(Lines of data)

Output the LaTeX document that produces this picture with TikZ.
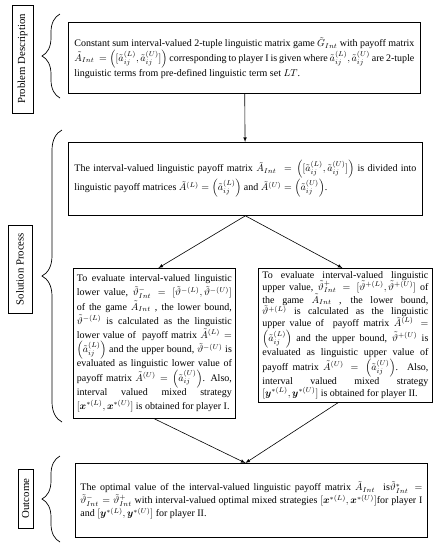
\documentclass[tikz,border=0pt]{standalone}
\usepackage{amsmath}
\usepackage{amssymb}
\usepackage{fontspec}
\setmainfont{Liberation Serif}
\usetikzlibrary{decorations.pathreplacing}
\hyphenpenalty=10000
\exhyphenpenalty=10000
\tolerance=10000
\hbadness=10000
\lineskiplimit=-100pt

\tikzset{
  stagebox/.style={draw, line width=0.8pt, anchor=north west, align=justify,
    inner ysep=3pt, font=\fontsize{10}{13}\selectfont},
  phasebox/.style={draw, line width=0.6pt, rotate=90, inner sep=1pt,
    font=\fontsize{10.8}{12}\selectfont},
  phasebrace/.style={decorate, decoration={brace, amplitude=18pt}, line width=0.7pt},
}

\begin{document}
\begin{tikzpicture}[x=1pt, y=-1pt, >=latex]
    \useasboundingbox (0,0) rectangle (434,550);
    % Phase labels on the left
    \node [phasebox, minimum width=108, minimum height=21] (lblprob) at (22.5,59) {Problem Description};
    \node [phasebox, minimum width=88, minimum height=24] (lblsol) at (20,269) {Solution Process};
    \node [phasebox, minimum width=59, minimum height=15] (lblout) at (25.5,498.5) {Outcome};
    % Braces
    \draw [phasebrace] (60,98) -- (60,14);
    \draw [phasebrace, decoration={amplitude=20pt}] (62,422) -- (62,130);
    \draw [phasebrace] (60,542) -- (60,456);
    % Problem description
    \node [stagebox, inner xsep=6pt, text width=340pt, minimum height=71] (prob) at (68,22)
      {Constant sum interval-valued 2-tuple linguistic matrix game $\tilde{G}_{Int}$ with payoff matrix\linebreak
       $\tilde{A}_{Int}\ = \left([\tilde{a}_{ij}^{(L)},\tilde{a}_{ij}^{(U)}]\right)$ corresponding to player I is given where
       $\tilde{a}_{ij}^{(L)},\tilde{a}_{ij}^{(U)}$ are 2-tuple\linebreak linguistic terms from pre-defined linguistic term set $LT$.\par\vspace*{-11pt}};
    % Splitting the payoff matrix
    \node [stagebox, inner xsep=6pt, text width=342pt, minimum height=73, font=\fontsize{10}{15}\selectfont] (div) at (68,142)
      {The interval-valued linguistic payoff matrix $\tilde{A}_{Int}\ = \left([\tilde{a}_{ij}^{(L)},\tilde{a}_{ij}^{(U)}]\right)$
       is divided into\linebreak linguistic payoff matrices $\tilde{A}^{(L)} = \left(\tilde{a}_{ij}^{(L)}\right)$ and
       $\tilde{A}^{(U)} = \left(\tilde{a}_{ij}^{(U)}\right)$.\par\vspace*{9pt}};
    % Lower value (player I)
    \node [stagebox, inner xsep=3.5pt, text width=155pt, minimum height=150, font=\fontsize{10}{14.2}\selectfont] (lower) at (73,268)
      {To evaluate interval-valued linguistic\linebreak lower value, $\tilde{\vartheta}_{Int}^{-} = [\tilde{\vartheta}^{-(L)},\tilde{\vartheta}^{-(U)}]$\linebreak
       of the game $\tilde{A}_{Int}$ , the lower bound,\linebreak $\tilde{\vartheta}^{-(L)}$ is calculated as the linguistic\linebreak
       lower value of \ payoff matrix $\tilde{A}^{(L)} =$\linebreak $\left(\tilde{a}_{ij}^{(L)}\right)$ and the upper bound, $\tilde{\vartheta}^{-(U)}$ is\linebreak
       evaluated as linguistic lower value of\linebreak payoff matrix $\tilde{A}^{(U)} = \left(\tilde{a}_{ij}^{(U)}\right)$. Also,\linebreak
       interval valued mixed strategy\linebreak $[\boldsymbol{x}^{*(L)},\boldsymbol{x}^{*(U)}]$ is obtained for player I.};
    % Upper value (player II)
    \node [stagebox, inner xsep=4pt, text width=166pt, minimum height=127, font=\fontsize{10}{11.7}\selectfont] (upper) at (258,268)
      {To evaluate interval-valued linguistic\linebreak upper value, $\tilde{\vartheta}_{Int}^{+} = [\tilde{\vartheta}^{+(L)},\tilde{\vartheta}^{+(U)}]$ of\linebreak
       the game $\tilde{A}_{Int}$ , the lower bound,\linebreak $\tilde{\vartheta}^{+(L)}$ is calculated as the linguistic\linebreak
       upper value of \ payoff matrix $\tilde{A}^{(L)} =$\linebreak $\left(\tilde{a}_{ij}^{(L)}\right)$ and the upper bound, $\tilde{\vartheta}^{+(U)}$ is\linebreak
       evaluated as linguistic upper value of\linebreak payoff matrix $\tilde{A}^{(U)} = \left(\tilde{a}_{ij}^{(U)}\right)$. Also,\linebreak
       interval valued mixed strategy\linebreak $[\boldsymbol{y}^{*(L)},\boldsymbol{y}^{*(U)}]$~is~obtained~for~player~II.};
    % Outcome
    \node [stagebox, inner xsep=5pt, text width=342pt, minimum height=74] (opt) at (75,463)
      {The optimal value of the interval-valued linguistic payoff matrix $\tilde{A}_{Int}$\ \ is$\tilde{\vartheta}_{Int}^{*} =$\linebreak
       $\tilde{\vartheta}_{Int}^{-} = \tilde{\vartheta}_{Int}^{+}$ with interval-valued optimal mixed strategies
       $[\boldsymbol{x}^{*(L)},\boldsymbol{x}^{*(U)}]$for player I\linebreak and $[\boldsymbol{y}^{*(L)},\boldsymbol{y}^{*(U)}]$ for player II.\par\vspace*{15pt}};
    % Connectors
    \draw [->, line width=0.6pt] (prob) -- (div);
    \draw [->, line width=0.6pt] (div.south) -- ([xshift=4pt]lower.north);
    \draw [->, line width=0.6pt] (div.south) -- ([xshift=-3pt]upper.north);
    \draw [->, line width=0.6pt] (lower.south) -- ([xshift=-6pt]opt.north);
    \draw [->, line width=0.6pt] ([xshift=-7pt]upper.south) -- ([xshift=-6pt]opt.north);
\end{tikzpicture}
\end{document}
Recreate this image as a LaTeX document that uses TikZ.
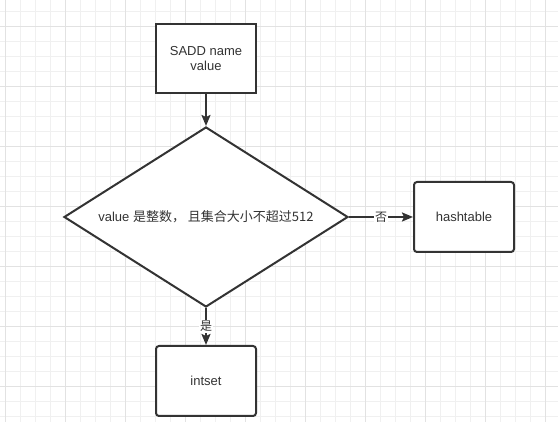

▸ **EXERCISE PROMPT**
Omit the pictures and restate the rest of the records verbatim.

▸ **FULL RESPONSE**
Output the LaTeX document that produces this picture with TikZ.
\documentclass[tikz,border=0pt]{standalone}
\usepackage{amsmath}
\usepackage{amssymb}
\usepackage{fontspec}
\setmainfont{Liberation Serif}
\usetikzlibrary{decorations.pathreplacing}
\hyphenpenalty=10000
\exhyphenpenalty=10000
\tolerance=10000
\hbadness=10000
\lineskiplimit=-100pt

\tikzset{
  stagebox/.style={draw, line width=0.8pt, anchor=north west, align=justify,
    inner ysep=3pt, font=\fontsize{10}{13}\selectfont},
  phasebox/.style={draw, line width=0.6pt, rotate=90, inner sep=1pt,
    font=\fontsize{10.8}{12}\selectfont},
  phasebrace/.style={decorate, decoration={brace, amplitude=18pt}, line width=0.7pt},
}

\begin{document}
\begin{tikzpicture}[x=1pt, y=-1pt, >=latex]
    \useasboundingbox (0,0) rectangle (434,550);
    % Phase labels on the left
    \node [phasebox, minimum width=108, minimum height=21] (lblprob) at (22.5,59) {Problem Description};
    \node [phasebox, minimum width=88, minimum height=24] (lblsol) at (20,269) {Solution Process};
    \node [phasebox, minimum width=59, minimum height=15] (lblout) at (25.5,498.5) {Outcome};
    % Braces
    \draw [phasebrace] (60,98) -- (60,14);
    \draw [phasebrace, decoration={amplitude=20pt}] (62,422) -- (62,130);
    \draw [phasebrace] (60,542) -- (60,456);
    % Problem description
    \node [stagebox, inner xsep=6pt, text width=340pt, minimum height=71] (prob) at (68,22)
      {Constant sum interval-valued 2-tuple linguistic matrix game $\tilde{G}_{Int}$ with payoff matrix\linebreak
       $\tilde{A}_{Int}\ = \left([\tilde{a}_{ij}^{(L)},\tilde{a}_{ij}^{(U)}]\right)$ corresponding to player I is given where
       $\tilde{a}_{ij}^{(L)},\tilde{a}_{ij}^{(U)}$ are 2-tuple\linebreak linguistic terms from pre-defined linguistic term set $LT$.\par\vspace*{-11pt}};
    % Splitting the payoff matrix
    \node [stagebox, inner xsep=6pt, text width=342pt, minimum height=73, font=\fontsize{10}{15}\selectfont] (div) at (68,142)
      {The interval-valued linguistic payoff matrix $\tilde{A}_{Int}\ = \left([\tilde{a}_{ij}^{(L)},\tilde{a}_{ij}^{(U)}]\right)$
       is divided into\linebreak linguistic payoff matrices $\tilde{A}^{(L)} = \left(\tilde{a}_{ij}^{(L)}\right)$ and
       $\tilde{A}^{(U)} = \left(\tilde{a}_{ij}^{(U)}\right)$.\par\vspace*{9pt}};
    % Lower value (player I)
    \node [stagebox, inner xsep=3.5pt, text width=155pt, minimum height=150, font=\fontsize{10}{14.2}\selectfont] (lower) at (73,268)
      {To evaluate interval-valued linguistic\linebreak lower value, $\tilde{\vartheta}_{Int}^{-} = [\tilde{\vartheta}^{-(L)},\tilde{\vartheta}^{-(U)}]$\linebreak
       of the game $\tilde{A}_{Int}$ , the lower bound,\linebreak $\tilde{\vartheta}^{-(L)}$ is calculated as the linguistic\linebreak
       lower value of \ payoff matrix $\tilde{A}^{(L)} =$\linebreak $\left(\tilde{a}_{ij}^{(L)}\right)$ and the upper bound, $\tilde{\vartheta}^{-(U)}$ is\linebreak
       evaluated as linguistic lower value of\linebreak payoff matrix $\tilde{A}^{(U)} = \left(\tilde{a}_{ij}^{(U)}\right)$. Also,\linebreak
       interval valued mixed strategy\linebreak $[\boldsymbol{x}^{*(L)},\boldsymbol{x}^{*(U)}]$ is obtained for player I.};
    % Upper value (player II)
    \node [stagebox, inner xsep=4pt, text width=166pt, minimum height=127, font=\fontsize{10}{11.7}\selectfont] (upper) at (258,268)
      {To evaluate interval-valued linguistic\linebreak upper value, $\tilde{\vartheta}_{Int}^{+} = [\tilde{\vartheta}^{+(L)},\tilde{\vartheta}^{+(U)}]$ of\linebreak
       the game $\tilde{A}_{Int}$ , the lower bound,\linebreak $\tilde{\vartheta}^{+(L)}$ is calculated as the linguistic\linebreak
       upper value of \ payoff matrix $\tilde{A}^{(L)} =$\linebreak $\left(\tilde{a}_{ij}^{(L)}\right)$ and the upper bound, $\tilde{\vartheta}^{+(U)}$ is\linebreak
       evaluated as linguistic upper value of\linebreak payoff matrix $\tilde{A}^{(U)} = \left(\tilde{a}_{ij}^{(U)}\right)$. Also,\linebreak
       interval valued mixed strategy\linebreak $[\boldsymbol{y}^{*(L)},\boldsymbol{y}^{*(U)}]$~is~obtained~for~player~II.};
    % Outcome
    \node [stagebox, inner xsep=5pt, text width=342pt, minimum height=74] (opt) at (75,463)
      {The optimal value of the interval-valued linguistic payoff matrix $\tilde{A}_{Int}$\ \ is$\tilde{\vartheta}_{Int}^{*} =$\linebreak
       $\tilde{\vartheta}_{Int}^{-} = \tilde{\vartheta}_{Int}^{+}$ with interval-valued optimal mixed strategies
       $[\boldsymbol{x}^{*(L)},\boldsymbol{x}^{*(U)}]$for player I\linebreak and $[\boldsymbol{y}^{*(L)},\boldsymbol{y}^{*(U)}]$ for player II.\par\vspace*{15pt}};
    % Connectors
    \draw [->, line width=0.6pt] (prob) -- (div);
    \draw [->, line width=0.6pt] (div.south) -- ([xshift=4pt]lower.north);
    \draw [->, line width=0.6pt] (div.south) -- ([xshift=-3pt]upper.north);
    \draw [->, line width=0.6pt] (lower.south) -- ([xshift=-6pt]opt.north);
    \draw [->, line width=0.6pt] ([xshift=-7pt]upper.south) -- ([xshift=-6pt]opt.north);
\end{tikzpicture}
\end{document}
Recreate this image as a LaTeX document that uses TikZ.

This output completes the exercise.